Retour sur le documentaire du Zurichois Stefan Haupt Journal intime, au cinéma d’Oron depuis deux semaines, et sur le film de fiction sorti hier Sami, Joe und ich, deux films nés de réalisateurs zurichois. Une occasion de voir deux productions bercées par la Limmat !

Journal intime: Un film-monde
« Questionnement large, questionnement trop large » peut-on penser à l’abord de la trame de Journal intime, un documentaire qui aborde tout, ou presque : à la quête de sens de la vie succède la question des réfugié.e.s, suivie de celle des hausses de loyer à Zurich. Un film constitué de mouvements politiques mais aussi physiques, puisque l’on va de Zurich à la Syrie, en passant par le Yémen pour revenir à Zurich, en pleine Street parade - un choc digne des plus grands théoriciens du montage. Se pose alors la question suivante; comment faire un film-monde, qui aborde toutes ces questions et ces pays sans rester dans une forme de survol ?
Polyphonie
Sous certains aspects, l’essai filmique de Stefan Haupt pêche en effet par cette approche trop globale. Le mêli-mêlo des sujets évoqués peut agacer, notamment parce qu’il s’accompagne de discours emprunts de lieux communs qui n’apportent pas grand-chose aux débats. Ainsi, peu de paroles prononcées par les nombreuses voix qui constituent l’énorme discours polyphonique du film se démarquent ou nous transcendent. Il y a une grosse voix en hoch-deutsch, celle du réalisateur, et une multitude d’autres voix, rapportant tour à tour des bribes de leur réalité en suisse-allemand. Récurrentes sont celles de la famille de Stefan Haupt, comme pour conserver une sorte d’ancrage.

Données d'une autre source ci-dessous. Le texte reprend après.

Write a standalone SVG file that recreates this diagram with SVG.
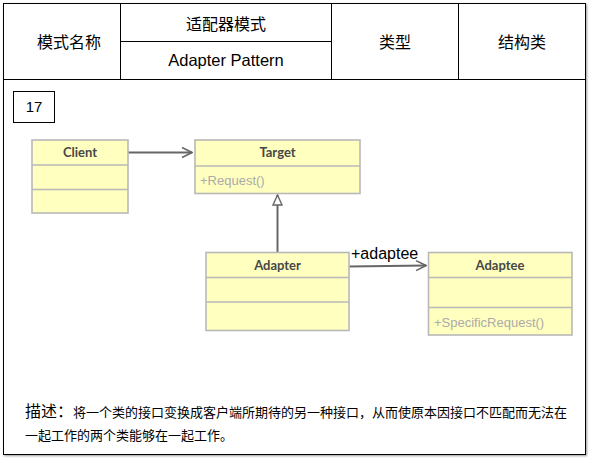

La membrane qui nous sépare
Car étonnamment, tout en s’ouvrant au(x) monde(s) et aux voix, Zürcher Tagebuch de son titre original, reste profondément en Suisse. Le discours du film dégrade cependant savamment notre image de la réalité en la confrontant au monde. Dès lors, malgré les lieux communs, malgré ce survol de trop de sujets qui mériteraient d’être développés et approfondis (quoique cette critique soit contestable puisque que cela plaise ou non, ce n’est pas du tout l’objet du film) ce film touche à une forme d’essence. Comme si en nommant brièvement tous ces questionnements, Stefan Haupt parvenait à nommer avec force l’essence d’une intimité monde, d’une individualité globalisée. Son intimité, qu’il concède au spectateur et abandonne de ce fait, semble faire écho à celle de l’individu d’aujourd’hui, à l’intimité globalisée. Il semble ainsi que le Journal intime de Stefan Haupt ne puisse se faire sans y inclure le monde, car ce qui s’y passe est trop grave pour qu’il ne s’immisce pas dans son intimité.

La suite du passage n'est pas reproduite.